C.S. Lewis on the Value of Philosophy

In a letter to his father Albert,

“I have come to think that if I had the mind, I have not the brain and nerves for a life of pure philosophy. A continued search among the abstract roots of things, a perpetual questioning of all that plain men take for granted, a chewing the cud for fifty years over inevitable ignorance and a constant frontier watch on the little tidy lighted conventional world of science and daily life–is this the best life for temperaments such as ours? Is it the way of health or even of sanity? There is a certain type of man, bull necked and self satisfied in his ‘pot bellied equanimity’ who urgently needs that bleak questioning atmosphere. But what is a tonic to the Saxon may be a debauch to us Celts.”

Later in the letter,

“If the air on the heights did not suit me, still I have brought back something of value.

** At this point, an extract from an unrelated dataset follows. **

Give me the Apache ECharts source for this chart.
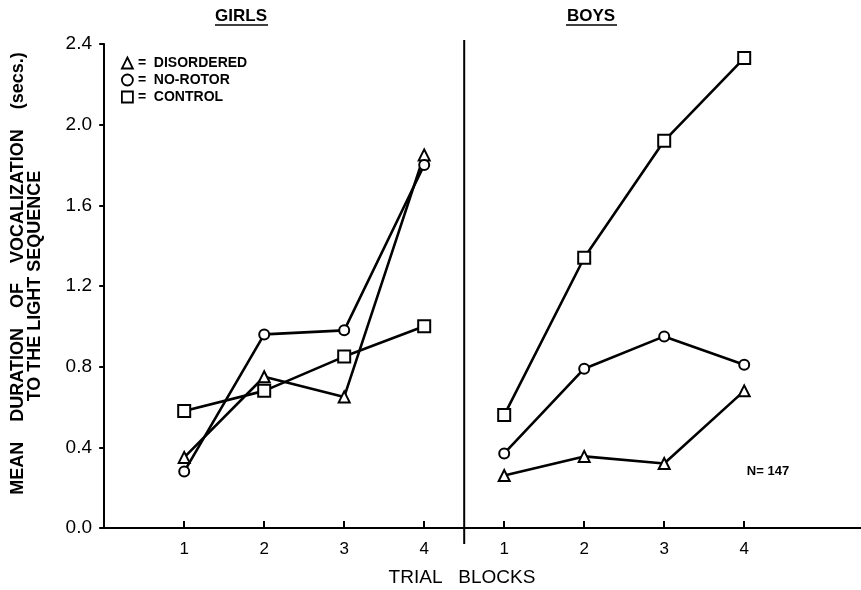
<!DOCTYPE html>
<html>
<head>
<meta charset="utf-8">
<script src="https://cdn.jsdelivr.net/npm/echarts@6/dist/echarts.min.js"></script>
<style>html,body{margin:0;padding:0;background:#fff}#c{width:861px;height:590px}</style>
</head>
<body>
<div id="c"></div>
<script>
const blocks = ['1', '2', '3', '4'];
const yTickLabels = ['0.0', '0.4', '0.8', '1.2', '1.6', '2.0', '2.4'];
const groups = ['DISORDERED', 'NO-ROTOR', 'CONTROL'];
const girlsDisordered = [0.35, 0.75, 0.65, 1.85];
const girlsNoRotor = [0.28, 0.96, 0.98, 1.80];
const girlsControl = [0.58, 0.68, 0.85, 1.00];
const boysDisordered = [0.26, 0.355, 0.32, 0.68];
const boysNoRotor = [0.37, 0.79, 0.95, 0.81];
const boysControl = [0.56, 1.34, 1.92, 2.33];

const GIRLS_OFFSET = 0, BOYS_OFFSET = 4;
const FONT = 'Liberation Sans, Arial, sans-serif';
const symbols = { 'DISORDERED': 'emptyTriangle', 'NO-ROTOR': 'emptyCircle', 'CONTROL': 'emptyRect' };
const sizes = { 'DISORDERED': 11, 'NO-ROTOR': 10, 'CONTROL': 12 };

function mk(name, vals, offset) {
  return {
    type: 'line', name: name,
    data: blocks.map((b, i) => [Number(b) + offset, vals[i]]),
    symbol: symbols[name], symbolSize: sizes[name],
    lineStyle: { color: '#000', width: 2.6 },
    itemStyle: { color: '#000', borderColor: '#000', borderWidth: 2 },
    z: 3
  };
}

const chart = echarts.init(document.getElementById('c'));
const option = {
  backgroundColor: '#fff',
  animation: false,
  textStyle: { fontFamily: FONT },
  grid: { left: 101, right: 0, top: 44, bottom: 62, containLabel: false, outerBoundsMode: 'none' },
  legend: {
    orient: 'vertical', left: 116, top: 51, itemGap: 3,
    itemWidth: 11, itemHeight: 11,
    data: [
      { name: 'DISORDERED', icon: 'triangle' },
      { name: 'NO-ROTOR', icon: 'circle' },
      { name: 'CONTROL', icon: 'rect' }
    ],
    lineStyle: { opacity: 0 },
    itemStyle: { color: '#fff', borderColor: '#000', borderWidth: 1.8 },
    formatter: n => '=  ' + n,
    textStyle: { fontFamily: FONT, fontWeight: 'bold', fontSize: 14, color: '#000' }
  },
  xAxis: {
    type: 'value', min: -0.04, max: 9.46,
    name: 'TRIAL   BLOCKS', nameLocation: 'middle', nameGap: 40,
    nameTextStyle: { fontFamily: FONT, fontSize: 19, color: '#000', padding: [0, 38, 0, 0] },
    axisLine: { lineStyle: { color: '#000', width: 2 } },
    axisTick: { inside: true, length: 7, lineStyle: { color: '#000', width: 2 }, customValues: [1, 2, 3, 4, 5, 6, 7, 8] },
    axisLabel: {
      customValues: [1, 2, 3, 4, 5, 6, 7, 8], margin: 13,
      formatter: v => blocks[(v > 4 ? v - BOYS_OFFSET : v - GIRLS_OFFSET) - 1],
      fontFamily: FONT, fontSize: 17, color: '#000'
    },
    splitLine: { show: false }
  },
  yAxis: {
    type: 'value', min: 0, max: 2.4, interval: 0.4,
    name: '     MEAN    DURATION    OF    VOCALIZATION    (secs.)\nTO THE LIGHT SEQUENCE',
    nameLocation: 'middle', nameRotate: 90, nameGap: 57,
    nameTextStyle: { fontFamily: FONT, fontWeight: 'bold', fontSize: 18, color: '#000', lineHeight: 17 },
    axisLine: { show: true, lineStyle: { color: '#000', width: 2 } },
    axisTick: { show: true, length: 5, lineStyle: { color: '#000', width: 2 } },
    axisLabel: {
      margin: 9, fontFamily: FONT, fontSize: 19, color: '#000',
      formatter: v => yTickLabels[Math.round(v / 0.4)]
    },
    splitLine: { show: false }
  },
  series: [
    mk('DISORDERED', girlsDisordered, GIRLS_OFFSET),
    mk('NO-ROTOR', girlsNoRotor, GIRLS_OFFSET),
    mk('CONTROL', girlsControl, GIRLS_OFFSET),
    mk('DISORDERED', boysDisordered, BOYS_OFFSET),
    mk('NO-ROTOR', boysNoRotor, BOYS_OFFSET),
    mk('CONTROL', boysControl, BOYS_OFFSET)
  ]
};
chart.setOption(option);

const pTop = chart.convertToPixel({ gridIndex: 0 }, [4.5, 2.4]);
const pBot = chart.convertToPixel({ gridIndex: 0 }, [4.5, 0]);
chart.setOption({
  graphic: [
    { type: 'line', shape: { x1: pTop[0], y1: pTop[1] - 4, x2: pBot[0], y2: pBot[1] + 16 }, style: { stroke: '#000', lineWidth: 2 } },
    { type: 'text', x: 241, y: 16, style: { text: 'GIRLS', font: 'bold 17px ' + FONT, fill: '#000', align: 'center', verticalAlign: 'middle' } },
    { type: 'line', shape: { x1: 215, y1: 25, x2: 268, y2: 25 }, style: { stroke: '#000', lineWidth: 1.5 } },
    { type: 'text', x: 591, y: 16, style: { text: 'BOYS', font: 'bold 17px ' + FONT, fill: '#000', align: 'center', verticalAlign: 'middle' } },
    { type: 'line', shape: { x1: 566, y1: 25, x2: 617, y2: 25 }, style: { stroke: '#000', lineWidth: 1.5 } },
    { type: 'text', x: 768, y: 471, style: { text: 'N= 147', font: 'bold 13px ' + FONT, fill: '#000', align: 'center', verticalAlign: 'middle' } }
  ]
});
</script>
</body>
</html>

It will be a comfort to me all my life to know that the scientist and the materialist have not the last word: that Darwin and Spencer undermining ancestral beliefs stand themselves on a foundation of sand; of gigantic assumptions and irreconcilable contradictions an inch below the surface. It leaves the whole thing rich in possibilities: and if it dashes the shall optimisms it does the same for the shallow pessimisms.”

From Alan Jacobs, The Narnian, 119-120.